# Provided material

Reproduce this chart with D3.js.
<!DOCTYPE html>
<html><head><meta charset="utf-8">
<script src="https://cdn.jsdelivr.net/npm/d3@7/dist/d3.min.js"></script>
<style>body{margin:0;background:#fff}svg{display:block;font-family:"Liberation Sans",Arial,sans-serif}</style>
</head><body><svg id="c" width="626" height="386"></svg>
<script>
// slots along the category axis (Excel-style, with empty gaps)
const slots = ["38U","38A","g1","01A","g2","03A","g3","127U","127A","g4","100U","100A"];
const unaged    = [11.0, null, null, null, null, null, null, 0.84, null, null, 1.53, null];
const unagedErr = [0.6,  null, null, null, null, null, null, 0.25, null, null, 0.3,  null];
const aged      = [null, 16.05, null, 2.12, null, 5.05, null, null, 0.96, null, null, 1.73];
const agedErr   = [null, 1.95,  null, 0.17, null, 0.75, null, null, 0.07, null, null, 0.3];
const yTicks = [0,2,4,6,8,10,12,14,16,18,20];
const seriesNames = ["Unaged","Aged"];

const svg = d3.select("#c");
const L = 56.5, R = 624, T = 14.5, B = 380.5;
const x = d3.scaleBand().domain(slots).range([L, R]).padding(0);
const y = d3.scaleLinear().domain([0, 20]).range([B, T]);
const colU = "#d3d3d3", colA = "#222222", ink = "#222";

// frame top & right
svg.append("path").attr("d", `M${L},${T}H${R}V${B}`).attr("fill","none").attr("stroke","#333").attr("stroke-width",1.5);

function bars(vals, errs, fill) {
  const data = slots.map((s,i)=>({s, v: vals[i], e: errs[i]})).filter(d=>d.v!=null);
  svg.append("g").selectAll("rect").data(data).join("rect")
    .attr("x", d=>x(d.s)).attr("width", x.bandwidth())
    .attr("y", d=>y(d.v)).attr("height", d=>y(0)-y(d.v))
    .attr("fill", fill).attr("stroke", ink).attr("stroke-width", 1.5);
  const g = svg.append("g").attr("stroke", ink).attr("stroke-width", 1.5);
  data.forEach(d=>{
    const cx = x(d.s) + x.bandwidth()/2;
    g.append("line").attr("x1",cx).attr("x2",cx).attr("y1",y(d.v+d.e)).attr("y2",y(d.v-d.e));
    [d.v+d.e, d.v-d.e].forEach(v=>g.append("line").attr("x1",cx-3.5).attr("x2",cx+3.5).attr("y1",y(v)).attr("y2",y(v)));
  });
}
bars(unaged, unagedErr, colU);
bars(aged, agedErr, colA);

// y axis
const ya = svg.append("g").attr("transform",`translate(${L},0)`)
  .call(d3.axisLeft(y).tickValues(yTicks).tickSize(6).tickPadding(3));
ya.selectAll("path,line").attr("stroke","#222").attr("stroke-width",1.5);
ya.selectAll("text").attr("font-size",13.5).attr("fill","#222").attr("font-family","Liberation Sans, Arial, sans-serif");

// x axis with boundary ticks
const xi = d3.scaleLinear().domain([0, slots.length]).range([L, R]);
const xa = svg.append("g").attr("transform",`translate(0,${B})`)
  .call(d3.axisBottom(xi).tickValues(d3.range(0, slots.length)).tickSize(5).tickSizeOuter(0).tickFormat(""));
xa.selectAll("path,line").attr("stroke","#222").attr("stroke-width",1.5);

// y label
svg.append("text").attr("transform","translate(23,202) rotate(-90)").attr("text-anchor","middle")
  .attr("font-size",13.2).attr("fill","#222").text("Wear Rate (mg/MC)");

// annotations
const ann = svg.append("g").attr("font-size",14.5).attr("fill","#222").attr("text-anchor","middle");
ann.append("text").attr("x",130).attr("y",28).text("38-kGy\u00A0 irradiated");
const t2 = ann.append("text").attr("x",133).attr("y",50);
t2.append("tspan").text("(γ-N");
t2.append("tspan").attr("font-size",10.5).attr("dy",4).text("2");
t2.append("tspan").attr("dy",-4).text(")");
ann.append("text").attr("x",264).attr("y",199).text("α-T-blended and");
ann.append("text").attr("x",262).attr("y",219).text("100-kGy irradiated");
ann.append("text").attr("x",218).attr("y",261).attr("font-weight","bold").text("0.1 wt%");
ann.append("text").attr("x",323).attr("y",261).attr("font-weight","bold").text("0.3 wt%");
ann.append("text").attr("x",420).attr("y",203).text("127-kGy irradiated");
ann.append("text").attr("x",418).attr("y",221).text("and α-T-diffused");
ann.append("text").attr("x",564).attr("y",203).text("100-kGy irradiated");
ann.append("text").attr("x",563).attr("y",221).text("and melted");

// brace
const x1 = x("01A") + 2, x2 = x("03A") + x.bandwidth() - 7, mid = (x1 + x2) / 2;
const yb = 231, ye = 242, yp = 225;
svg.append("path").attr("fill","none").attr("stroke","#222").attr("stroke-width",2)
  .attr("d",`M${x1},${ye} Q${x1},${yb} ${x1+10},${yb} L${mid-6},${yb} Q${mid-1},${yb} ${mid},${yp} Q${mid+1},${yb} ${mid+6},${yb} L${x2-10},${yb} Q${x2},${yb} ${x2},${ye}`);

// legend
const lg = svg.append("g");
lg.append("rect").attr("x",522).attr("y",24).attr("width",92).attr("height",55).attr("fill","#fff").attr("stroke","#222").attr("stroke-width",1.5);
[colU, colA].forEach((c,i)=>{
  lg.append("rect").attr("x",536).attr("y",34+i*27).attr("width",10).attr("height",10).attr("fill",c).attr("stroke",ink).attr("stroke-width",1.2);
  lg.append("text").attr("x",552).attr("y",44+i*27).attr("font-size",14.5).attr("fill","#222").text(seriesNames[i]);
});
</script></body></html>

# Given exercise
Among the lines of the material, find those that hold the word "with" and copy them.

# Answer to this problem
Reproduce this chart with D3.js.
// slots along the category axis (Excel-style, with empty gaps)
// x axis with boundary ticks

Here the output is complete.